Americans don't need more promises. They've heard plenty of speeches. They deserve solutions, and they deserve them now.

(APPLAUSE)

America needs a president who's ready to lead, ready to stand up for what's right even when it's hard. And after seven long years of George W. Bush...

(AUDIENCE BOOS)

... we sure are ready for a president who will be a fighter, a doer, and a champion for the American people again.

(APPLAUSE)

Oh, I think we're ready for health care, not just for some people or most people, but for every American.

(APPLAUSE)

I think we're ready for an economy that works for everyone, not just those at the top, but every single hard-working American who deserves a shot at the American dream. I think we're ready to declare energy independence and create millions of green-collar jobs.

(APPLAUSE)

We're ready to reach out to our allies and confront our shared challenges. We're ready to end the war in Iraq and win the war in Afghanistan.

(APPLAUSE)

And we're past ready to serve our veterans with the same devotion that they served us.

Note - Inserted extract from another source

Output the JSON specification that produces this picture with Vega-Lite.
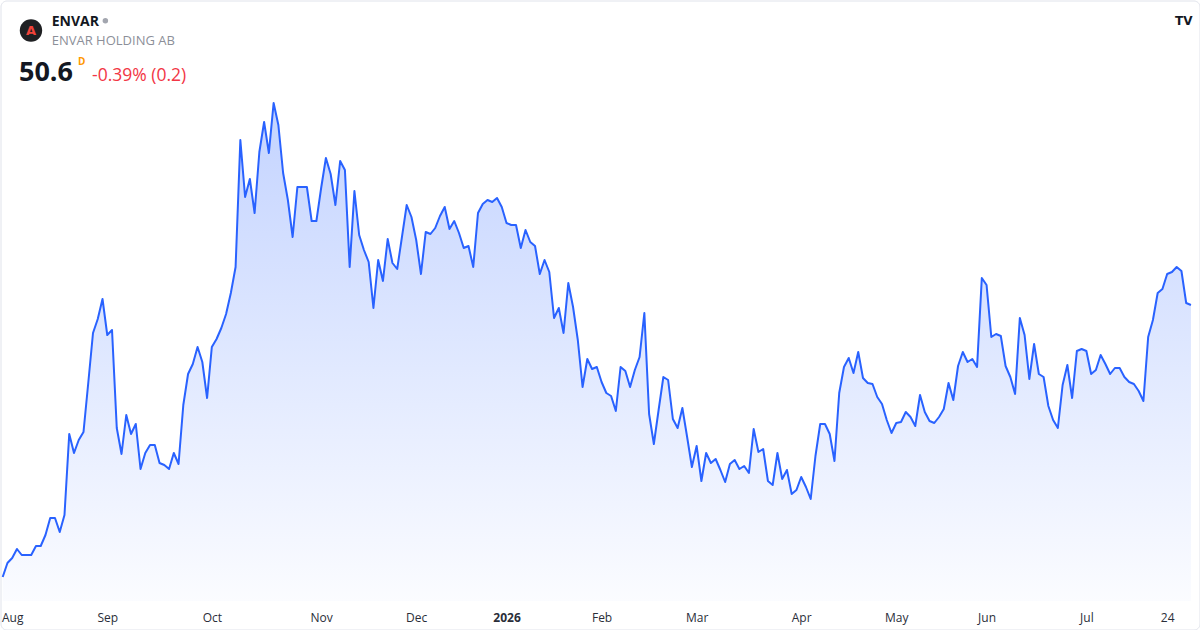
{
  "$schema": "https://vega.github.io/schema/vega-lite/v6.json",
  "width": 1199,
  "height": 629,
  "autosize": {"type": "none"},
  "padding": {"left": 0.5, "top": 0.5, "right": 0.5, "bottom": 0.5},
  "background": "white",
  "config": {
    "font": "Open Sans",
    "view": {"stroke": "#e0e3eb", "strokeWidth": 1, "cornerRadius": 6}
  },
  "datasets": {
    "prices": [
      {"i":-1,"v":23.4},{"i":0,"v":24.8},{"i":1,"v":25.3},{"i":2,"v":26.2},{"i":3,"v":25.6},{"i":4,"v":25.6},{"i":5,"v":25.6},{"i":6,"v":26.5},{"i":7,"v":26.5},{"i":8,"v":27.6},{"i":9,"v":29.3},
      {"i":10,"v":29.3},{"i":11,"v":27.9},{"i":12,"v":29.6},{"i":13,"v":37.7},{"i":14,"v":35.8},{"i":15,"v":37.1},{"i":16,"v":37.9},{"i":17,"v":42.8},{"i":18,"v":47.8},{"i":19,"v":49.2},
      {"i":20,"v":51.2},{"i":21,"v":47.6},{"i":22,"v":48.1},{"i":23,"v":38.3},{"i":24,"v":35.7},{"i":25,"v":39.6},{"i":26,"v":37.7},{"i":27,"v":38.7},{"i":28,"v":34.2},{"i":29,"v":35.8},
      {"i":30,"v":36.6},{"i":31,"v":36.6},{"i":32,"v":34.8},{"i":33,"v":34.6},{"i":34,"v":34.2},{"i":35,"v":35.8},{"i":36,"v":34.7},{"i":37,"v":40.6},{"i":38,"v":43.7},{"i":39,"v":44.7},
      {"i":40,"v":46.4},{"i":41,"v":44.9},{"i":42,"v":41.3},{"i":43,"v":46.4},{"i":44,"v":47.2},{"i":45,"v":48.3},{"i":46,"v":49.7},{"i":47,"v":51.8},{"i":48,"v":54.4},{"i":49,"v":67.1},
      {"i":50,"v":61.4},{"i":51,"v":63.2},{"i":52,"v":59.8},{"i":53,"v":65.9},{"i":54,"v":68.9},{"i":55,"v":65.8},{"i":56,"v":70.8},{"i":57,"v":68.6},{"i":58,"v":63.8},{"i":59,"v":61.1},
      {"i":60,"v":57.4},{"i":61,"v":62.4},{"i":62,"v":62.4},{"i":63,"v":62.4},{"i":64,"v":59.0},{"i":65,"v":59.0},{"i":66,"v":62.3},{"i":67,"v":65.3},{"i":68,"v":63.7},{"i":69,"v":60.6},
      {"i":70,"v":65.0},{"i":71,"v":64.1},{"i":72,"v":54.4},{"i":73,"v":62.0},{"i":74,"v":57.6},{"i":75,"v":56.1},{"i":76,"v":54.9},{"i":77,"v":50.3},{"i":78,"v":55.1},{"i":79,"v":53.0},
      {"i":80,"v":57.2},{"i":81,"v":54.8},{"i":82,"v":54.2},{"i":83,"v":57.4},{"i":84,"v":60.6},{"i":85,"v":59.4},{"i":86,"v":57.1},{"i":87,"v":53.7},{"i":88,"v":57.9},{"i":89,"v":57.7},
      {"i":90,"v":58.3},{"i":91,"v":59.5},{"i":92,"v":60.4},{"i":93,"v":58.2},{"i":94,"v":59.0},{"i":95,"v":57.8},{"i":96,"v":56.3},{"i":97,"v":56.5},{"i":98,"v":54.4},{"i":99,"v":59.8},
      {"i":100,"v":60.7},{"i":101,"v":61.1},{"i":102,"v":60.9},{"i":103,"v":61.3},{"i":104,"v":60.4},{"i":105,"v":58.8},{"i":106,"v":58.6},{"i":107,"v":58.6},{"i":108,"v":56.3},{"i":109,"v":58.1},
      {"i":110,"v":56.9},{"i":111,"v":56.5},{"i":112,"v":53.7},{"i":113,"v":55.1},{"i":114,"v":53.9},{"i":115,"v":49.3},{"i":116,"v":50.3},{"i":117,"v":47.8},{"i":118,"v":52.8},{"i":119,"v":50.4},
      {"i":120,"v":47.1},{"i":121,"v":42.4},{"i":122,"v":45.2},{"i":123,"v":44.2},{"i":124,"v":44.4},{"i":125,"v":42.9},{"i":126,"v":41.8},{"i":127,"v":41.5},{"i":128,"v":40.0},{"i":129,"v":44.4},
      {"i":130,"v":44.0},{"i":131,"v":42.4},{"i":132,"v":44.1},{"i":133,"v":45.4},{"i":134,"v":49.8},{"i":135,"v":39.7},{"i":136,"v":36.7},{"i":137,"v":40.1},{"i":138,"v":43.4},{"i":139,"v":43.1},
      {"i":140,"v":39.2},{"i":141,"v":38.3},{"i":142,"v":40.3},{"i":143,"v":37.4},{"i":144,"v":34.4},{"i":145,"v":36.5},{"i":146,"v":33.0},{"i":147,"v":35.8},{"i":148,"v":34.8},{"i":149,"v":35.2},
      {"i":150,"v":34.1},{"i":151,"v":32.9},{"i":152,"v":34.7},{"i":153,"v":35.1},{"i":154,"v":34.2},{"i":155,"v":34.5},{"i":156,"v":33.8},{"i":157,"v":38.2},{"i":158,"v":35.9},{"i":159,"v":36.2},
      {"i":160,"v":33.0},{"i":161,"v":32.6},{"i":162,"v":35.8},{"i":163,"v":33.2},{"i":164,"v":34.1},{"i":165,"v":31.7},{"i":166,"v":32.1},{"i":167,"v":33.4},{"i":168,"v":32.4},{"i":169,"v":31.2},
      {"i":170,"v":35.5},{"i":171,"v":38.7},{"i":172,"v":38.7},{"i":173,"v":37.7},{"i":174,"v":35.0},{"i":175,"v":41.8},{"i":176,"v":44.4},{"i":177,"v":45.3},{"i":178,"v":43.8},{"i":179,"v":45.9},
      {"i":180,"v":43.3},{"i":181,"v":42.8},{"i":182,"v":42.7},{"i":183,"v":41.4},{"i":184,"v":40.7},{"i":185,"v":39.1},{"i":186,"v":37.8},{"i":187,"v":38.8},{"i":188,"v":38.9},{"i":189,"v":39.9},
      {"i":190,"v":39.4},{"i":191,"v":38.5},{"i":192,"v":41.6},{"i":193,"v":39.9},{"i":194,"v":39.0},{"i":195,"v":38.8},{"i":196,"v":39.4},{"i":197,"v":40.2},{"i":198,"v":42.8},{"i":199,"v":41.1},
      {"i":200,"v":44.5},{"i":201,"v":45.9},{"i":202,"v":44.9},{"i":203,"v":45.2},{"i":204,"v":44.4},{"i":205,"v":53.3},{"i":206,"v":52.6},{"i":207,"v":47.4},{"i":208,"v":47.7},{"i":209,"v":47.5},
      {"i":210,"v":44.5},{"i":211,"v":43.4},{"i":212,"v":41.7},{"i":213,"v":49.3},{"i":214,"v":47.6},{"i":215,"v":43.2},{"i":216,"v":46.7},{"i":217,"v":43.7},{"i":218,"v":43.4},{"i":219,"v":40.5},
      {"i":220,"v":39.1},{"i":221,"v":38.3},{"i":222,"v":42.6},{"i":223,"v":44.6},{"i":224,"v":41.3},{"i":225,"v":46.0},{"i":226,"v":46.2},{"i":227,"v":46.0},{"i":228,"v":43.7},{"i":229,"v":44.1},
      {"i":230,"v":45.6},{"i":231,"v":44.7},{"i":232,"v":43.7},{"i":233,"v":44.3},{"i":234,"v":44.3},{"i":235,"v":43.4},{"i":236,"v":42.9},{"i":237,"v":42.7},{"i":238,"v":42.0},{"i":239,"v":41.0},
      {"i":240,"v":47.4},{"i":241,"v":49.1},{"i":242,"v":51.8},{"i":243,"v":52.2},{"i":244,"v":53.7},{"i":245,"v":53.9},{"i":246,"v":54.4},{"i":247,"v":54.0},{"i":248,"v":50.8},{"i":249,"v":50.6}
    ]
  },
  "layer": [
    {
      "data": {"name": "prices"},
      "mark": {
        "type": "area",
        "color": {
          "x1": 0, "y1": 0, "x2": 0, "y2": 1,
          "gradient": "linear",
          "stops": [
            {"offset": 0, "color": "rgba(41,98,255,0.28)"},
            {"offset": 1, "color": "rgba(41,98,255,0.02)"}
          ]
        }
      },
      "encoding": {
        "x": {
          "field": "i", "type": "quantitative",
          "scale": {"domain": [-1.462, 250.8], "nice": false, "zero": false},
          "axis": {
            "title": null, "grid": false, "domain": false, "ticks": false, "tickSize": 0,
            "values": [0, 21, 43, 66, 86, 105, 125, 145, 167, 187, 206, 227, 244],
            "labelExpr": "['Aug','Sep','Oct','Nov','Dec','2026','Feb','Mar','Apr','May','Jun','Jul','24'][indexof([0,21,43,66,86,105,125,145,167,187,206,227,244], datum.value)]",
            "labelFontSize": 12,
            "labelColor": "#2a2e39",
            "labelFont": "Open Sans",
            "labelFontWeight": {"condition": {"test": "datum.value == 105", "value": "bold"}, "value": "normal"},
            "labelBaseline": "alphabetic",
            "labelPadding": -8.5,
            "labelOverlap": false,
            "labelFlush": 10,
            "labelFlushOffset": 6
          }
        },
        "y": {
          "field": "v", "type": "quantitative",
          "scale": {"domain": [18.15, 81.05], "nice": false, "zero": false},
          "axis": null
        },
        "y2": {"datum": 21.0}
      }
    },
    {
      "data": {"name": "prices"},
      "mark": {"type": "line", "color": "#2962ff", "strokeWidth": 2, "strokeJoin": "round"},
      "encoding": {
        "x": {"field": "i", "type": "quantitative"},
        "y": {"field": "v", "type": "quantitative", "axis": null}
      }
    },
    {
      "data": {"values": [{"label": "logo"}]},
      "mark": {"type": "point", "filled": true, "color": "#1f2023", "size": 500, "opacity": 1},
      "encoding": {
        "x": {"datum": 4.95, "type": "quantitative"},
        "y": {"datum": 78.05, "type": "quantitative", "axis": null}
      }
    },
    {
      "data": {"values": [{"label": "A"}]},
      "mark": {"type": "text", "color": "#f0433a", "fontSize": 13, "fontWeight": "bold", "align": "center", "baseline": "middle", "font": "DejaVu Sans"},
      "encoding": {
        "x": {"datum": 4.95, "type": "quantitative"},
        "y": {"datum": 78.0, "type": "quantitative", "axis": null},
        "text": {"field": "label"}
      }
    },
    {
      "data": {"values": [{"label": "ENVAR"}]},
      "mark": {"type": "text", "color": "#131722", "fontSize": 14, "fontWeight": "bold", "align": "left", "baseline": "alphabetic"},
      "encoding": {
        "x": {"datum": 9.31, "type": "quantitative"},
        "y": {"datum": 78.5, "type": "quantitative", "axis": null},
        "text": {"field": "label"}
      }
    },
    {
      "data": {"values": [{"label": "status"}]},
      "mark": {"type": "point", "filled": true, "color": "#a3a6af", "size": 30, "opacity": 1},
      "encoding": {
        "x": {"datum": 20.6, "type": "quantitative"},
        "y": {"datum": 79.03, "type": "quantitative", "axis": null}
      }
    },
    {
      "data": {"values": [{"label": "ENVAR HOLDING AB"}]},
      "mark": {"type": "text", "color": "#8c8f99", "fontSize": 13, "align": "left", "baseline": "alphabetic"},
      "encoding": {
        "x": {"datum": 9.31, "type": "quantitative"},
        "y": {"datum": 76.6, "type": "quantitative", "axis": null},
        "text": {"field": "label"}
      }
    },
    {
      "data": {"values": [{"label": "50.6"}]},
      "mark": {"type": "text", "color": "#131722", "fontSize": 27, "fontWeight": "bold", "align": "left", "baseline": "alphabetic"},
      "encoding": {
        "x": {"datum": 2.43, "type": "quantitative"},
        "y": {"datum": 73.0, "type": "quantitative", "axis": null},
        "text": {"field": "label"}
      }
    },
    {
      "data": {"values": [{"label": "D"}]},
      "mark": {"type": "text", "color": "#ff9800", "fontSize": 10, "fontWeight": "bold", "align": "left", "baseline": "alphabetic"},
      "encoding": {
        "x": {"datum": 14.84, "type": "quantitative"},
        "y": {"datum": 74.6, "type": "quantitative", "axis": null},
        "text": {"field": "label"}
      }
    },
    {
      "data": {"values": [{"label": "-0.39% (0.2)"}]},
      "mark": {"type": "text", "color": "#f23645", "fontSize": 17.5, "align": "left", "baseline": "alphabetic"},
      "encoding": {
        "x": {"datum": 17.79, "type": "quantitative"},
        "y": {"datum": 73.0, "type": "quantitative", "axis": null},
        "text": {"field": "label"}
      }
    },
    {
      "data": {"values": [{"label": "TV"}]},
      "mark": {"type": "text", "color": "#131722", "fontSize": 12, "fontWeight": 900, "align": "center", "baseline": "middle", "font": "DejaVu Sans"},
      "encoding": {
        "x": {"datum": 247.5, "type": "quantitative"},
        "y": {"datum": 79.0, "type": "quantitative", "axis": null},
        "text": {"field": "label"}
      }
    }
  ]
}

Barack Obama is undaunted. But he faces hard times ahead (Read Entire Transcript here):
You know, decades ago, as a community organizer, I learned that the real work of democracy begins far from the closed doors and marbled halls of Washington.

It begins on street corners and front porches; in living rooms and meeting halls with ordinary Americans who see the world as it is and realize that we have it within our power to remake the world as it should be.

It is with that hope that we began this unlikely journey – the hope that if we could go block by block, city by city, state by state and build a movement that spanned race and region; party and gender; if we could give young people a reason to vote and the young at heart a reason to believe again; if we could inspire a nation to come together again, then we could turn the page on the politics that’s shut us out, let us down, and told us to settle. We could write a new chapter in the American story.

We were told this wasn’t possible. We were told the climb was too steep. We were told our country was too cynical – that we were just being naïve; that we couldn’t really change the world as it is.

But then a few people in Iowa stood up to say, “Yes we can.” And then a few more of you stood up from the hills of New Hampshire to the coast of South Carolina. And then a few million of you stood up from Savannah to Seattle; from Boise to Baton Rouge. And tonight, because of you – because of a movement you built that stretches from Vermont’s Green Mountains to the streets of San Antonio, we can stand up with confidence and clarity to say that we are turning the page, and we are ready to write the next great chapter in America’s story.

In the coming weeks, we will begin a great debate about the future of this country with a man who has served it bravely and loves it dearly. And tonight, I called John McCain and congratulated him on winning the Republican nomination.

But in this election, we will offer two very different visions of the America we see in the twenty-first century. Because John McCain may claim long history of straight talk and independent-thinking, and I respect that. But in this campaign, he’s fallen in line behind the very same policies that have ill-served America. He has seen where George Bush has taken our country, and he promises to keep us on the very same course.